SUPPLIED INFORMATION
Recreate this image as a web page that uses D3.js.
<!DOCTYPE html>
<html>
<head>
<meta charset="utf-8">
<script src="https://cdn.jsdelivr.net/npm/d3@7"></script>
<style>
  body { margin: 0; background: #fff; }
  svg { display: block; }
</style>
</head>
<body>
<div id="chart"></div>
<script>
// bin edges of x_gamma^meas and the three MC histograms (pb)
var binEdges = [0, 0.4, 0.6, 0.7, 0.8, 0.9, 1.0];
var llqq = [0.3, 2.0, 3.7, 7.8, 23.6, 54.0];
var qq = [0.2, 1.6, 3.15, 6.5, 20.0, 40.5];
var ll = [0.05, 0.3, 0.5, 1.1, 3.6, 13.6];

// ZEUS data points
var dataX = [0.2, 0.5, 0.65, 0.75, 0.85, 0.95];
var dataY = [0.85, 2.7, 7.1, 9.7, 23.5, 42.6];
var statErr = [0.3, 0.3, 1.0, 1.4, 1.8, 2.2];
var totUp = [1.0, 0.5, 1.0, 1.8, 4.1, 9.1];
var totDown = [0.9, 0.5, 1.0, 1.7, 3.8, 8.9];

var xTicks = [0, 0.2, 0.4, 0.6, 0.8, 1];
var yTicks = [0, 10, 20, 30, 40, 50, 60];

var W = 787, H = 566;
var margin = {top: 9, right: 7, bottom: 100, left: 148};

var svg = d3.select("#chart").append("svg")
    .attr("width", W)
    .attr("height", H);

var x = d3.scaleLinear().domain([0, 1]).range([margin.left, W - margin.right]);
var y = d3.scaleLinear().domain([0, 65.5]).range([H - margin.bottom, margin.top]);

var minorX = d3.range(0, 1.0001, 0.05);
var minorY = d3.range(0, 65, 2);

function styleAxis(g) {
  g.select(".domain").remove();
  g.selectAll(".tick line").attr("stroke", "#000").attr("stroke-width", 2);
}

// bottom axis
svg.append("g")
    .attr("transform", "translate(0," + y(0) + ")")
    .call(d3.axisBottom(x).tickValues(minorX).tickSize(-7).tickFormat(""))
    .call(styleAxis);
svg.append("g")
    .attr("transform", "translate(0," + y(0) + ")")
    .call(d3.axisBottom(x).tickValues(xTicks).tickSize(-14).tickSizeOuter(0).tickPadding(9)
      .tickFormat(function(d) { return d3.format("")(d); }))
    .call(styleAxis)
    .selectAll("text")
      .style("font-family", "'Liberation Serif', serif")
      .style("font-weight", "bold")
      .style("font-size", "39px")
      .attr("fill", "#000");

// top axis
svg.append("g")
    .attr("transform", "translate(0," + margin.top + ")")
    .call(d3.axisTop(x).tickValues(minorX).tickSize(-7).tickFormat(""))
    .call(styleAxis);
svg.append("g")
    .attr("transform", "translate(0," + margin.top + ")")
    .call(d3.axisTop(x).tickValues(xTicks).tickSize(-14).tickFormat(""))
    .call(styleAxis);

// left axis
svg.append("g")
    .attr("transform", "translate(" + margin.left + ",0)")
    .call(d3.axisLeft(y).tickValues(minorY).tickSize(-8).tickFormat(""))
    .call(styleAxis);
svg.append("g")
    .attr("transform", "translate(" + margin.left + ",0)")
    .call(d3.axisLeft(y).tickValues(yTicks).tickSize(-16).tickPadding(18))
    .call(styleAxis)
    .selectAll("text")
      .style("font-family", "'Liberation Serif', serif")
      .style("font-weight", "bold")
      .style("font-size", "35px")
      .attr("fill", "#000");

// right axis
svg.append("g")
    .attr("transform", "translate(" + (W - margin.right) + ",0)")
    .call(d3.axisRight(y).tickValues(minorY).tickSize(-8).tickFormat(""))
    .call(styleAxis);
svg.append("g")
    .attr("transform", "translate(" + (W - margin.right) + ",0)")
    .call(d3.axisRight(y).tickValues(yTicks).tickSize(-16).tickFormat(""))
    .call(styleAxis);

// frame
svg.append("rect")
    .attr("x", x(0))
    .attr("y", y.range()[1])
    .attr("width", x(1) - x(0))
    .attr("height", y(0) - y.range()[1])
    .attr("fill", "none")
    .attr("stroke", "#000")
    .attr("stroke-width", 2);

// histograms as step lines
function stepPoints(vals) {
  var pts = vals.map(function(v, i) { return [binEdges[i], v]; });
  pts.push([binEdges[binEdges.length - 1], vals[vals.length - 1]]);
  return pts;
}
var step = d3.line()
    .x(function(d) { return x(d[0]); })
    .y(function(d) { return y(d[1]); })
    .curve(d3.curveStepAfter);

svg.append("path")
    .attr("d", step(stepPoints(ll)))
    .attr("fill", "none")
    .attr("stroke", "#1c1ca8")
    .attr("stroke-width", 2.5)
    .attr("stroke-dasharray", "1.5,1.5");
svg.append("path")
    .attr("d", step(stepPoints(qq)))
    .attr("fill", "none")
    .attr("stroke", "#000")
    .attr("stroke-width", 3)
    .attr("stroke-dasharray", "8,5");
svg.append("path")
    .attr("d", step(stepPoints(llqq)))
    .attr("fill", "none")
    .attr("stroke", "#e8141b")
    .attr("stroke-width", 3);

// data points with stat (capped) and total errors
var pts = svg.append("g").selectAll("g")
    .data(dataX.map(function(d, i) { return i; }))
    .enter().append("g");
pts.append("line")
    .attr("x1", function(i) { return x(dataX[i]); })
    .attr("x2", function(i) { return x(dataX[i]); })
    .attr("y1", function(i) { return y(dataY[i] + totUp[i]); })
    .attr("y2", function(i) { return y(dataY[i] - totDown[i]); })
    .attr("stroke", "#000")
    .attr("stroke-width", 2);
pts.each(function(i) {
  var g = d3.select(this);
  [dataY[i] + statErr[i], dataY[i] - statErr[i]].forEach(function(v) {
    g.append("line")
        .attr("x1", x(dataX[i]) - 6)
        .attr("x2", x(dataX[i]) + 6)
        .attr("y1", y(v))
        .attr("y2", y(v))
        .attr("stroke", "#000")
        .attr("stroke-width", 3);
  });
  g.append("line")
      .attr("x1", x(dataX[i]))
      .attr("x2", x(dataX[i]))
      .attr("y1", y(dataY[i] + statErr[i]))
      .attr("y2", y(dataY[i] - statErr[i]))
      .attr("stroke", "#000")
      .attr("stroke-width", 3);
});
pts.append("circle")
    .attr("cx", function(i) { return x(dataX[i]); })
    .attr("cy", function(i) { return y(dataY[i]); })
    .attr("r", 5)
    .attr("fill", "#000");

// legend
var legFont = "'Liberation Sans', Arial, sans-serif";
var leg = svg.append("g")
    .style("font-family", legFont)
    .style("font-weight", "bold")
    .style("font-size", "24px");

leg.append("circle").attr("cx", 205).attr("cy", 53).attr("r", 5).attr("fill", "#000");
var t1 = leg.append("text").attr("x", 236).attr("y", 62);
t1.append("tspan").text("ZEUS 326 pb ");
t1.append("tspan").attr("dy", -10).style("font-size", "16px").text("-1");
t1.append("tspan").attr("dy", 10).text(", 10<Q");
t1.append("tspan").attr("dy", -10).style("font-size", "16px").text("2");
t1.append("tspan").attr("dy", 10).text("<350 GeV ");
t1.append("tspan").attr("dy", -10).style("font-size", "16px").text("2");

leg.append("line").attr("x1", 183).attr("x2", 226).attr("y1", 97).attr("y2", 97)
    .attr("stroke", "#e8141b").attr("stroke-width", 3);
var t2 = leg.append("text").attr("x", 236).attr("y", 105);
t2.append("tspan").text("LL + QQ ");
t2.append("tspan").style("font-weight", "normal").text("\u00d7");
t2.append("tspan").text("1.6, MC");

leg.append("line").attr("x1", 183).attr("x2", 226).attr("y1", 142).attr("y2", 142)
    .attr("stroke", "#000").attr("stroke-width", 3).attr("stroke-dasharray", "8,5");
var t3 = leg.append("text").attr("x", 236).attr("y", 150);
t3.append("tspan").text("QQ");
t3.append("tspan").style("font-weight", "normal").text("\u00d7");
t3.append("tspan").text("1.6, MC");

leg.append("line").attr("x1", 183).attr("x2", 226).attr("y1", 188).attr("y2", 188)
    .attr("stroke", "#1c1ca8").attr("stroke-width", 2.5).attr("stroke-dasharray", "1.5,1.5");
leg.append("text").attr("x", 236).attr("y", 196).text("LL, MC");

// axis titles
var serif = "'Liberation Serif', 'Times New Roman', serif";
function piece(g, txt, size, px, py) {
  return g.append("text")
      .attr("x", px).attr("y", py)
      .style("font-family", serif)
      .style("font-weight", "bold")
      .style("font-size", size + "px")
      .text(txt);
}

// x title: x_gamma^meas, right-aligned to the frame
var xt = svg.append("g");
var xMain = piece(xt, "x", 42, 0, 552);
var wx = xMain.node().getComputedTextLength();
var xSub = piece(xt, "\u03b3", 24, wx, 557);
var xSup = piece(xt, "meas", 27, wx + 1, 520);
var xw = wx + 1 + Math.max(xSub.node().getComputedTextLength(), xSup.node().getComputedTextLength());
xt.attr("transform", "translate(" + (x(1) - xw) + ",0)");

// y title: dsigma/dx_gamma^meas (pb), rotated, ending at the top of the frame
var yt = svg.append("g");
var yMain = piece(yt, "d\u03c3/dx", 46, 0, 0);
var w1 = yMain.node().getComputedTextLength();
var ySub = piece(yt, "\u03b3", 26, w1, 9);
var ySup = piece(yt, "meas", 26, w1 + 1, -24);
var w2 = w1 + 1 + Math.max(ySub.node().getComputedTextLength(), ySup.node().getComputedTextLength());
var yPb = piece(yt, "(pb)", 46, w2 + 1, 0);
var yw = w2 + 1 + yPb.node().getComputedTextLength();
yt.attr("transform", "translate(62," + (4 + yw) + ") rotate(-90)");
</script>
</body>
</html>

WHAT THE TASK ASKS
Work out how many lines of the data above hold the word "this", and write only the count.

TASK RESPONSE
2